2.
C’est à la mort de sa femme dans sa trente-troisième année que son esprit agité avait silencieusement explosé, sous le poids conjugué de la tristesse et d’une insupportable culpabilité. La vie conjugale qu’il lui avait faite n’avait pas été belle, ou par très courts moments. Est-ce qu’il l’avait aimée ? Que savait-il de l’amour sinon ses effets ? Il pouvait ressentir ceux des amours qu’il prenait et apprécier l’efficacité sur les actes d’autrui de celui qu’il était capable de montrer. Il ne savait que vouloir être aimé. Il aurait voulu être ce qu’elle aimait, l'image qu'il savait lui offrir, mais sa nature n’était pas aimable, et son amour à elle, égratigné effiloché, n’avait pas suffi à le changer. Il avait bu avec passion ses sentiments et ses larmes, surtout ses larmes, la pluie qu’il avait le pouvoir infini de faire tomber en sorcier du désert. D’humiliations en tromperies, de départs simulés en retours de remords, d’orages en accalmies précaires, petit à petit il l’avait asséchée. Jusqu’à causer son cancer, c’était ce qu’il croyait.
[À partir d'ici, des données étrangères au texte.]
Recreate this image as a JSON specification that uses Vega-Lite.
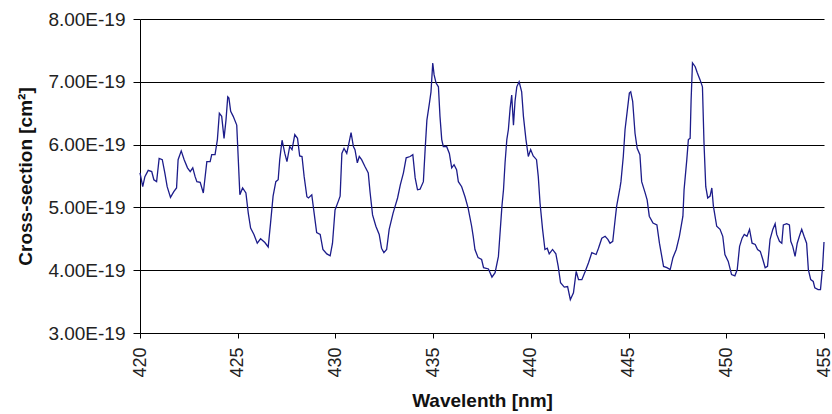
{
  "$schema": "https://vega.github.io/schema/vega-lite/v6.json",
  "autosize": "none",
  "width": 684,
  "height": 314,
  "padding": {"left": 140, "top": 19, "right": 8, "bottom": 81},
  "background": "white",
  "config": {"view": {"stroke": null}, "font": "Liberation Sans"},
  "data": {"values": [
    {"w":420.00,"cs":5.55e-19},{"w":420.14,"cs":5.33e-19},{"w":420.25,"cs":5.49e-19},{"w":420.42,"cs":5.59e-19},{"w":420.60,"cs":5.57e-19},{"w":420.71,"cs":5.44e-19},{"w":420.85,"cs":5.41e-19},{"w":420.98,"cs":5.78e-19},{"w":421.14,"cs":5.76e-19},{"w":421.27,"cs":5.55e-19},{"w":421.39,"cs":5.33e-19},{"w":421.56,"cs":5.16e-19},{"w":421.73,"cs":5.25e-19},{"w":421.87,"cs":5.31e-19},{"w":421.95,"cs":5.76e-19},
    {"w":422.11,"cs":5.90e-19},{"w":422.26,"cs":5.76e-19},{"w":422.43,"cs":5.63e-19},{"w":422.57,"cs":5.57e-19},{"w":422.70,"cs":5.63e-19},{"w":422.82,"cs":5.49e-19},{"w":422.91,"cs":5.41e-19},{"w":423.08,"cs":5.40e-19},{"w":423.24,"cs":5.23e-19},{"w":423.42,"cs":5.73e-19},{"w":423.59,"cs":5.73e-19},{"w":423.67,"cs":5.84e-19},{"w":423.84,"cs":5.84e-19},{"w":423.96,"cs":6.08e-19},{"w":424.06,"cs":6.50e-19},{"w":424.18,"cs":6.45e-19},{"w":424.30,"cs":6.10e-19},{"w":424.40,"cs":6.39e-19},{"w":424.49,"cs":6.76e-19},{"w":424.55,"cs":6.74e-19},{"w":424.64,"cs":6.53e-19},{"w":424.77,"cs":6.45e-19},{"w":424.95,"cs":6.31e-19},{"w":425.03,"cs":5.76e-19},{"w":425.11,"cs":5.20e-19},{"w":425.25,"cs":5.31e-19},{"w":425.42,"cs":5.23e-19},{"w":425.54,"cs":4.91e-19},{"w":425.66,"cs":4.67e-19},{"w":425.83,"cs":4.57e-19},{"w":426.00,"cs":4.43e-19},{"w":426.17,"cs":4.50e-19},{"w":426.39,"cs":4.44e-19},{"w":426.56,"cs":4.37e-19},{"w":426.68,"cs":4.75e-19},{"w":426.81,"cs":5.18e-19},{"w":426.95,"cs":5.41e-19},{"w":427.07,"cs":5.44e-19},{"w":427.15,"cs":5.76e-19},{"w":427.27,"cs":6.07e-19},{"w":427.41,"cs":5.86e-19},{"w":427.52,"cs":5.73e-19},{"w":427.66,"cs":5.97e-19},{"w":427.78,"cs":5.92e-19},{"w":427.92,"cs":6.16e-19},
    {"w":428.06,"cs":6.10e-19},{"w":428.17,"cs":5.82e-19},{"w":428.29,"cs":5.81e-19},{"w":428.40,"cs":5.49e-19},{"w":428.54,"cs":5.17e-19},{"w":428.62,"cs":5.15e-19},{"w":428.79,"cs":5.20e-19},{"w":428.91,"cs":4.91e-19},{"w":429.04,"cs":4.60e-19},{"w":429.22,"cs":4.57e-19},{"w":429.36,"cs":4.33e-19},{"w":429.56,"cs":4.26e-19},{"w":429.73,"cs":4.23e-19},{"w":429.85,"cs":4.43e-19},{"w":429.98,"cs":4.96e-19},{"w":430.15,"cs":5.10e-19},{"w":430.24,"cs":5.18e-19},{"w":430.33,"cs":5.86e-19},{"w":430.44,"cs":5.94e-19},{"w":430.58,"cs":5.86e-19},{"w":430.71,"cs":6.05e-19},{"w":430.80,"cs":6.19e-19},{"w":430.92,"cs":5.97e-19},{"w":431.00,"cs":5.92e-19},{"w":431.12,"cs":5.71e-19},{"w":431.22,"cs":5.81e-19},{"w":431.34,"cs":5.76e-19},{"w":431.51,"cs":5.65e-19},{"w":431.68,"cs":5.55e-19},{"w":431.77,"cs":5.25e-19},{"w":431.90,"cs":4.88e-19},{"w":432.07,"cs":4.70e-19},{"w":432.24,"cs":4.57e-19},{"w":432.36,"cs":4.35e-19},{"w":432.48,"cs":4.28e-19},{"w":432.62,"cs":4.33e-19},{"w":432.75,"cs":4.65e-19},{"w":432.95,"cs":4.91e-19},
    {"w":433.18,"cs":5.15e-19},{"w":433.32,"cs":5.36e-19},{"w":433.48,"cs":5.55e-19},{"w":433.62,"cs":5.79e-19},{"w":433.82,"cs":5.81e-19},{"w":433.96,"cs":5.84e-19},{"w":434.08,"cs":5.47e-19},{"w":434.20,"cs":5.28e-19},{"w":434.33,"cs":5.29e-19},{"w":434.50,"cs":5.41e-19},{"w":434.59,"cs":5.92e-19},{"w":434.68,"cs":6.39e-19},{"w":434.81,"cs":6.66e-19},{"w":434.89,"cs":6.84e-19},{"w":434.98,"cs":7.30e-19},{"w":435.05,"cs":7.11e-19},{"w":435.15,"cs":6.98e-19},{"w":435.27,"cs":6.92e-19},{"w":435.35,"cs":6.45e-19},{"w":435.44,"cs":6.08e-19},{"w":435.52,"cs":5.97e-19},{"w":435.69,"cs":5.97e-19},{"w":435.83,"cs":5.86e-19},{"w":435.95,"cs":5.63e-19},{"w":436.07,"cs":5.68e-19},{"w":436.20,"cs":5.60e-19},{"w":436.29,"cs":5.41e-19},{"w":436.46,"cs":5.33e-19},{"w":436.63,"cs":5.17e-19},{"w":436.79,"cs":4.99e-19},{"w":436.97,"cs":4.70e-19},{"w":437.05,"cs":4.54e-19},{"w":437.14,"cs":4.33e-19},{"w":437.30,"cs":4.20e-19},{"w":437.48,"cs":4.17e-19},
    {"w":437.58,"cs":4.04e-19},{"w":437.83,"cs":4.02e-19},{"w":438.01,"cs":3.89e-19},{"w":438.17,"cs":3.96e-19},{"w":438.34,"cs":4.22e-19},{"w":438.52,"cs":5.02e-19},{"w":438.60,"cs":5.28e-19},{"w":438.68,"cs":5.71e-19},{"w":438.77,"cs":6.08e-19},{"w":438.85,"cs":6.24e-19},{"w":438.94,"cs":6.58e-19},{"w":439.02,"cs":6.79e-19},{"w":439.11,"cs":6.31e-19},{"w":439.19,"cs":6.69e-19},{"w":439.28,"cs":6.92e-19},{"w":439.40,"cs":7.00e-19},{"w":439.53,"cs":6.84e-19},{"w":439.62,"cs":6.45e-19},{"w":439.75,"cs":6.08e-19},{"w":439.87,"cs":5.81e-19},{"w":439.99,"cs":5.92e-19},{"w":440.12,"cs":5.82e-19},{"w":440.29,"cs":5.76e-19},{"w":440.38,"cs":5.49e-19},{"w":440.47,"cs":5.07e-19},{"w":440.60,"cs":4.65e-19},{"w":440.72,"cs":4.33e-19},{"w":440.84,"cs":4.35e-19},{"w":440.94,"cs":4.26e-19},{"w":441.11,"cs":4.33e-19},{"w":441.28,"cs":4.26e-19},{"w":441.40,"cs":4.06e-19},{"w":441.52,"cs":3.80e-19},
    {"w":441.71,"cs":3.73e-19},{"w":441.88,"cs":3.74e-19},{"w":442.02,"cs":3.53e-19},{"w":442.18,"cs":3.64e-19},{"w":442.32,"cs":3.98e-19},{"w":442.44,"cs":3.85e-19},{"w":442.61,"cs":3.85e-19},{"w":442.78,"cs":3.98e-19},{"w":442.95,"cs":4.12e-19},{"w":443.12,"cs":4.28e-19},{"w":443.34,"cs":4.25e-19},{"w":443.46,"cs":4.35e-19},{"w":443.63,"cs":4.51e-19},{"w":443.80,"cs":4.54e-19},{"w":443.94,"cs":4.49e-19},{"w":444.05,"cs":4.43e-19},{"w":444.19,"cs":4.46e-19},{"w":444.31,"cs":4.80e-19},{"w":444.39,"cs":5.02e-19},{"w":444.56,"cs":5.31e-19},{"w":444.61,"cs":5.41e-19},{"w":444.73,"cs":5.81e-19},{"w":444.82,"cs":6.24e-19},{"w":444.93,"cs":6.53e-19},{"w":445.04,"cs":6.82e-19},{"w":445.11,"cs":6.84e-19},{"w":445.21,"cs":6.69e-19},{"w":445.33,"cs":6.18e-19},{"w":445.44,"cs":5.94e-19},{"w":445.58,"cs":5.84e-19},{"w":445.67,"cs":5.41e-19},{"w":445.84,"cs":5.24e-19},{"w":445.95,"cs":5.12e-19},{"w":446.06,"cs":4.86e-19},
    {"w":446.25,"cs":4.75e-19},{"w":446.45,"cs":4.72e-19},{"w":446.58,"cs":4.43e-19},{"w":446.79,"cs":4.06e-19},{"w":446.96,"cs":4.04e-19},{"w":447.13,"cs":4.01e-19},{"w":447.27,"cs":4.20e-19},{"w":447.44,"cs":4.33e-19},{"w":447.60,"cs":4.54e-19},{"w":447.78,"cs":4.86e-19},{"w":447.84,"cs":5.28e-19},{"w":447.98,"cs":5.76e-19},{"w":448.06,"cs":6.08e-19},{"w":448.15,"cs":6.10e-19},{"w":448.20,"cs":6.71e-19},{"w":448.27,"cs":7.30e-19},{"w":448.41,"cs":7.24e-19},{"w":448.52,"cs":7.14e-19},{"w":448.66,"cs":7.03e-19},{"w":448.78,"cs":6.92e-19},{"w":448.86,"cs":6.02e-19},{"w":448.95,"cs":5.33e-19},{"w":449.05,"cs":5.15e-19},{"w":449.17,"cs":5.18e-19},{"w":449.26,"cs":5.31e-19},{"w":449.34,"cs":5.02e-19},{"w":449.51,"cs":4.70e-19},{"w":449.68,"cs":4.65e-19},{"w":449.82,"cs":4.54e-19},{"w":449.93,"cs":4.25e-19},{"w":450.10,"cs":4.14e-19},{"w":450.27,"cs":3.93e-19},{"w":450.44,"cs":3.91e-19},{"w":450.56,"cs":4.01e-19},
    {"w":450.68,"cs":4.38e-19},{"w":450.81,"cs":4.51e-19},{"w":450.92,"cs":4.57e-19},{"w":451.06,"cs":4.54e-19},{"w":451.19,"cs":4.65e-19},{"w":451.32,"cs":4.43e-19},{"w":451.48,"cs":4.41e-19},{"w":451.60,"cs":4.33e-19},{"w":451.74,"cs":4.30e-19},{"w":451.87,"cs":4.17e-19},{"w":451.99,"cs":4.04e-19},{"w":452.11,"cs":4.06e-19},{"w":452.24,"cs":4.49e-19},{"w":452.38,"cs":4.65e-19},{"w":452.50,"cs":4.74e-19},{"w":452.58,"cs":4.57e-19},{"w":452.72,"cs":4.46e-19},{"w":452.84,"cs":4.43e-19},{"w":452.92,"cs":4.72e-19},{"w":453.09,"cs":4.74e-19},{"w":453.23,"cs":4.72e-19},{"w":453.30,"cs":4.46e-19},{"w":453.40,"cs":4.38e-19},{"w":453.52,"cs":4.22e-19},{"w":453.63,"cs":4.43e-19},{"w":453.74,"cs":4.54e-19},{"w":453.86,"cs":4.65e-19},{"w":453.98,"cs":4.54e-19},{"w":454.11,"cs":4.43e-19},{"w":454.20,"cs":4.01e-19},{"w":454.32,"cs":3.85e-19},{"w":454.45,"cs":3.82e-19},{"w":454.53,"cs":3.72e-19},{"w":454.70,"cs":3.69e-19},{"w":454.82,"cs":3.69e-19},{"w":454.93,"cs":4.06e-19},{"w":455.00,"cs":4.45e-19}
  ]},
  "mark": {"type": "line", "color": "#1c1c8a", "strokeWidth": 1.3, "interpolate": "linear"},
  "encoding": {
    "x": {
      "field": "w", "type": "quantitative",
      "scale": {"domain": [420, 455], "nice": false, "zero": false},
      "axis": {
        "values": [420, 425, 430, 435, 440, 445, 450, 455],
        "title": "Wavelenth [nm]",
        "grid": false,
        "labelAngle": -90, "labelAlign": "right", "labelBaseline": "middle",
        "labelFont": "Liberation Sans", "labelFontSize": 18, "labelColor": "#222",
        "labelPadding": 9, "tickSize": 5, "tickColor": "#000", "domainColor": "#000",
        "titleFont": "Liberation Sans", "titleFontSize": 19, "titleFontWeight": "bold", "titleColor": "#111",
        "titlePadding": 14
      }
    },
    "y": {
      "field": "cs", "type": "quantitative",
      "scale": {"domain": [3e-19, 8e-19], "nice": false, "zero": false},
      "axis": {
        "values": [3e-19, 4e-19, 5e-19, 6e-19, 7e-19, 8e-19],
        "labelExpr": "format(datum.value * 1e19, '.2f') + 'E-19'",
        "title": "Cross-section [cm²]",
        "grid": true, "gridColor": "#000", "gridOpacity": 1, "gridWidth": 1,
        "labelFont": "Liberation Sans", "labelFontSize": 19, "labelColor": "#222",
        "labelPadding": 8, "tickSize": 7, "tickColor": "#000", "domainColor": "#000",
        "titleFont": "Liberation Sans", "titleFontSize": 19, "titleFontWeight": "bold", "titleColor": "#111",
        "titlePadding": 12
      }
    }
  }
}
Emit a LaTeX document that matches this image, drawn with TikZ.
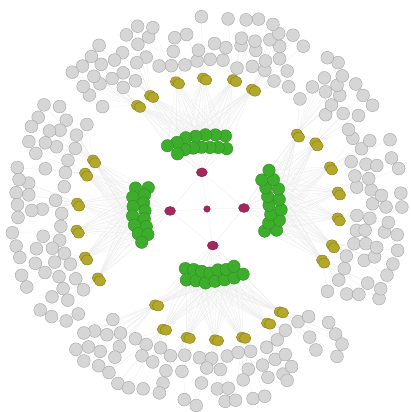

Dans les derniers mois de sa vie, il avait cherché fiévreusement ce qui aurait pu lui apporter un peu de bonheur. Il aurait voulu l’entourer de beauté, de douceur, il avait espéré au-delà de toute raison, prié, supplié il ne savait plus qui pour qu’elle ne l’abandonne pas. Mais à la fin il en était venu à souhaiter sa mort, il n’en pouvait plus de la voir souffrir et dépérir, s’effacer peu à peu dans le décharnement progressif de son corps, s’y enfoncer en ne laissant à la surface que son regard de jour en jour plus brûlant sous lequel il se débattait. Quelque part au fond de lui, fossilisée depuis l’enfance par la folie religieuse de sa mère, gisait une croyance floue en un dieu terrifiant qui punissait les fautes en distribuant la maladie et la mort. Embarqué au bord du lit dans les délires sous morphine de sa femme, cramponné comme à un radeau en pleine tempête, il la voyait comme l’agneau qui portait le poids de ses fautes, l’agneau dont son cœur de bête souhaitait la mort pour être délivré. Trente-trois ans comme le Christ. La chambre d’hôpital vacillait, la figure folle de sa mère se dressait entre lui et sa femme agonisante, elle se dressait échevelée, criant des litanies incohérentes et pointant sur lui le doigt accusateur de dieu.
Son cerveau résista à la désintégration par l’édification d’un clivage parfaitement cohérent. Il était la bête, le diable et la mort, qui ne craignent ni dieu ni l’enfer ni la mort, il était le plus grand, le plus fort, ne venait-il pas de tuer sa femme ? Il était l’enfant chétif en larmes dans la cour de récréation du pensionnat, le naïf qu’on trompait, la femmelette qu’on violait, que tout le monde détestait, il en était persuadé. Cette fois le compte était bon, il allait leur montrer, ils n’y verraient que du feu, c’est lui qui allait mener le jeu, lui qui dicterait les règles secrètes et tirerait leurs ficelles.
Il n’avait pas perdu son âme, il s’en était lui-même amputé. Pour son plus grand bien.